- Direction
Leave the pictures out and quote every line from the start of the listing to the line with "from matplotlib.ticker import MultipleLocator", inclusive.
* START *
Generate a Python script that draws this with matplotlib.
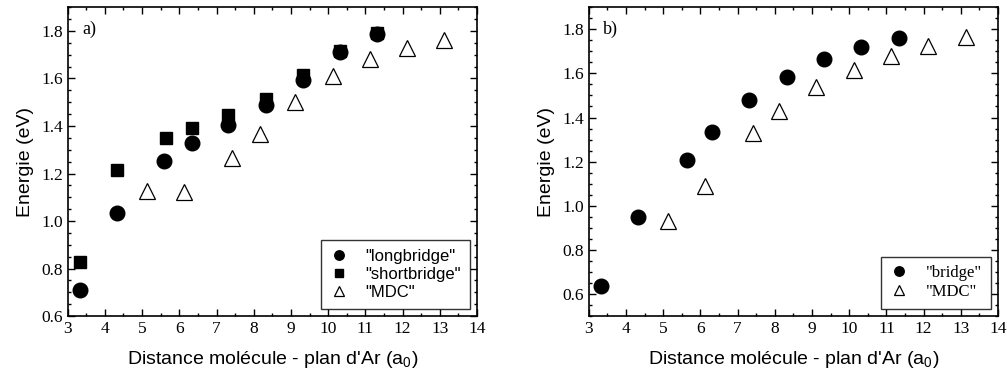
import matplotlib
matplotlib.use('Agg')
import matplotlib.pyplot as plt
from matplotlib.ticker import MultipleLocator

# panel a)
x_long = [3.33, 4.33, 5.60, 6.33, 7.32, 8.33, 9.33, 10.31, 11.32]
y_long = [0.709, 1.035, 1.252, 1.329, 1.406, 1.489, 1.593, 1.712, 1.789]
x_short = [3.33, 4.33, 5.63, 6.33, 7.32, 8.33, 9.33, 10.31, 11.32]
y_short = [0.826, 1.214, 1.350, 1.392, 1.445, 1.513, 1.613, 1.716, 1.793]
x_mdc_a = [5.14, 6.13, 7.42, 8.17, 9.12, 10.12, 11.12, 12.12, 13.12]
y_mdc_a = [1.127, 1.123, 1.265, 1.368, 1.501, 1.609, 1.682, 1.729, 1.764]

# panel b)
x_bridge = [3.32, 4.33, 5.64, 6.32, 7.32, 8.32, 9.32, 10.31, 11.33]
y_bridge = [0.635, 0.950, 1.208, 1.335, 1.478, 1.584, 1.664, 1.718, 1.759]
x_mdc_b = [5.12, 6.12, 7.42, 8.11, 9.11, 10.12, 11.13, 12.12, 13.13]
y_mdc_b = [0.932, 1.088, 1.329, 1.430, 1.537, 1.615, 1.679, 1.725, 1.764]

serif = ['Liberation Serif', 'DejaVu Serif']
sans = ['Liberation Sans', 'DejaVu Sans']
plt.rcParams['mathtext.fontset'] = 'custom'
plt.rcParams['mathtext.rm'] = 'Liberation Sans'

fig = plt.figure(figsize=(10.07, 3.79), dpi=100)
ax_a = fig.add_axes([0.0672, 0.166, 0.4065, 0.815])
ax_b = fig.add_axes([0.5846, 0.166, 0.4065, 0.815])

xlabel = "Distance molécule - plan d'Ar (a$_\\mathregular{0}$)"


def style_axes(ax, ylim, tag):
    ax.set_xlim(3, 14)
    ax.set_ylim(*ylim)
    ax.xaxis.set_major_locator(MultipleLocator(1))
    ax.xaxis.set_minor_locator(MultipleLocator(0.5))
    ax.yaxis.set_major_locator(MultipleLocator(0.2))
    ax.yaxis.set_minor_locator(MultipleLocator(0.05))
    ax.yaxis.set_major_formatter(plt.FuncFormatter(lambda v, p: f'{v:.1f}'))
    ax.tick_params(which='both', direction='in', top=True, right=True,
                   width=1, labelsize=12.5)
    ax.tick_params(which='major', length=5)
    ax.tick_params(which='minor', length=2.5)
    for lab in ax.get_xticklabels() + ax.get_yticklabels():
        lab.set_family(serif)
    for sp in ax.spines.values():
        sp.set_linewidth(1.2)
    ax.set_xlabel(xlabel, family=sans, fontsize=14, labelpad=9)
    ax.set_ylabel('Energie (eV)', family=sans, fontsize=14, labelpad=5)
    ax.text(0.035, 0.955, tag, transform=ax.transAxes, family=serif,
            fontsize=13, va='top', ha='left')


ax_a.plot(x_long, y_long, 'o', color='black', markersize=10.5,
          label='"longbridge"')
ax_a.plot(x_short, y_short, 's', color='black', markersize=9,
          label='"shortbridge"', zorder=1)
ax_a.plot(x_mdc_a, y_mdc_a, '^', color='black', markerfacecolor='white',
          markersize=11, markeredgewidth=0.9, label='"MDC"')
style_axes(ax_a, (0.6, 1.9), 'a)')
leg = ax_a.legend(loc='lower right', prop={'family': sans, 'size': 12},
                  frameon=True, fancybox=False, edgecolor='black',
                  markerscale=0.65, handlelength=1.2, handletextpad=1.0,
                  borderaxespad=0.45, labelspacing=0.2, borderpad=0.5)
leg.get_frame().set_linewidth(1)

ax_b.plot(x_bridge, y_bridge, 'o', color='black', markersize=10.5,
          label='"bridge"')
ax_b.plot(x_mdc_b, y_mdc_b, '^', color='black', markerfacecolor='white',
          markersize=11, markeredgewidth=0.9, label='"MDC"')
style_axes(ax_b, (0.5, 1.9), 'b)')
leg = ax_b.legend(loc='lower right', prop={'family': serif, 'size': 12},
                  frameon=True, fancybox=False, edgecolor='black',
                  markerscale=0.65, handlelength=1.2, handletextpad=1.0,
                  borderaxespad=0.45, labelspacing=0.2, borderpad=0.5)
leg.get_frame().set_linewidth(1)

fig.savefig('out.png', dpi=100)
* END *
- Task output
Generate a Python script that draws this with matplotlib.
import matplotlib
matplotlib.use('Agg')
import matplotlib.pyplot as plt
from matplotlib.ticker import MultipleLocator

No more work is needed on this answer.